### SHORT EXERCISE
Retype word for word the first line of the listing and each line after it up to the line with "plt.rcParams['font.family'] = ['Liberation", with the pictures taken out.

### MATERIAL
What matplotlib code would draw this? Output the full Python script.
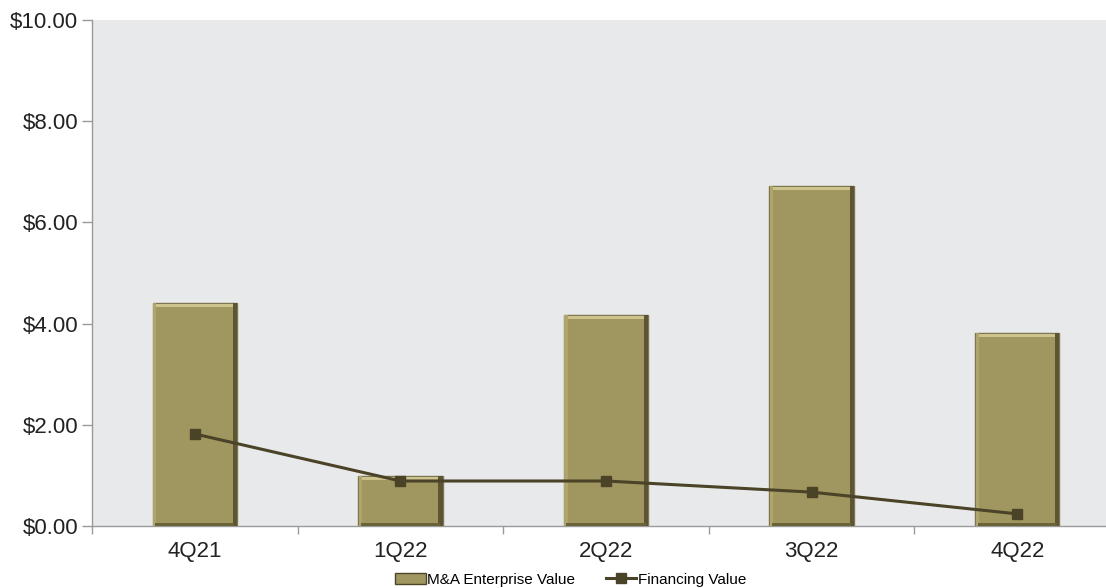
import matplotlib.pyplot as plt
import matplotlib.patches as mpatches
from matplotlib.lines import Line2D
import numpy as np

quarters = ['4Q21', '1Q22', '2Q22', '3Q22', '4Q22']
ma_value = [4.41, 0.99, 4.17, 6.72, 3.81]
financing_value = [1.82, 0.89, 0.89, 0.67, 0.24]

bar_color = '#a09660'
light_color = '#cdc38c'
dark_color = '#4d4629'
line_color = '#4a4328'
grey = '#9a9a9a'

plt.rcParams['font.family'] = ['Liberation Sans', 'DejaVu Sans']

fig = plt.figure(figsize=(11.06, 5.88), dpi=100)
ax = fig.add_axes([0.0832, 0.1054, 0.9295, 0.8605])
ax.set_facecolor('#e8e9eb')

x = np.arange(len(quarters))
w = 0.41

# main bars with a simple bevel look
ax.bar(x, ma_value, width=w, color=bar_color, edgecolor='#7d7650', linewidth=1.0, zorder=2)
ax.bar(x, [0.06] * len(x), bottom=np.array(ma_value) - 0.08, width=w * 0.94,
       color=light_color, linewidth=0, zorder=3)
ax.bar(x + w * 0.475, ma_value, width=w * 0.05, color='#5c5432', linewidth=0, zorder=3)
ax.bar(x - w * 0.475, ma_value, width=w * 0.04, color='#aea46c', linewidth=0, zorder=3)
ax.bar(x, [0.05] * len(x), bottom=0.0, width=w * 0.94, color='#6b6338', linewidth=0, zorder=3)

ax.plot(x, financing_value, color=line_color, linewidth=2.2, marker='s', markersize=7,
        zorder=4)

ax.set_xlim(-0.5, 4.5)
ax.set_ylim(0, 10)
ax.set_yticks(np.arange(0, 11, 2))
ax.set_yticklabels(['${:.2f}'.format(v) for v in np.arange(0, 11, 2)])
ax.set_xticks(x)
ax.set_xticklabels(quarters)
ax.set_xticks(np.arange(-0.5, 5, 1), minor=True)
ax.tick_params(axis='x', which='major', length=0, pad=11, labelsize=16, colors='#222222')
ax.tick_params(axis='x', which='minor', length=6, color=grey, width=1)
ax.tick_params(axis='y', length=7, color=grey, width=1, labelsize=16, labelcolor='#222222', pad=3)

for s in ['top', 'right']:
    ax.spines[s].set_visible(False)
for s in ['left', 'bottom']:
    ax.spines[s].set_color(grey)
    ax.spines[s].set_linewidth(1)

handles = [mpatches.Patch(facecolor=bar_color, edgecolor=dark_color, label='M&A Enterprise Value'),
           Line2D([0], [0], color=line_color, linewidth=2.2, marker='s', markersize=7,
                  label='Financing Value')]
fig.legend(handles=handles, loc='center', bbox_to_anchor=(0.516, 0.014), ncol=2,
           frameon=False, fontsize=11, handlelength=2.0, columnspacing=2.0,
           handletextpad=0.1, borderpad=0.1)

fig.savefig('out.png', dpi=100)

### SOLUTION FOR THIS TASK
What matplotlib code would draw this? Output the full Python script.
import matplotlib.pyplot as plt
import matplotlib.patches as mpatches
from matplotlib.lines import Line2D
import numpy as np

quarters = ['4Q21', '1Q22', '2Q22', '3Q22', '4Q22']
ma_value = [4.41, 0.99, 4.17, 6.72, 3.81]
financing_value = [1.82, 0.89, 0.89, 0.67, 0.24]

bar_color = '#a09660'
light_color = '#cdc38c'
dark_color = '#4d4629'
line_color = '#4a4328'
grey = '#9a9a9a'

plt.rcParams['font.family'] = ['Liberation Sans', 'DejaVu Sans']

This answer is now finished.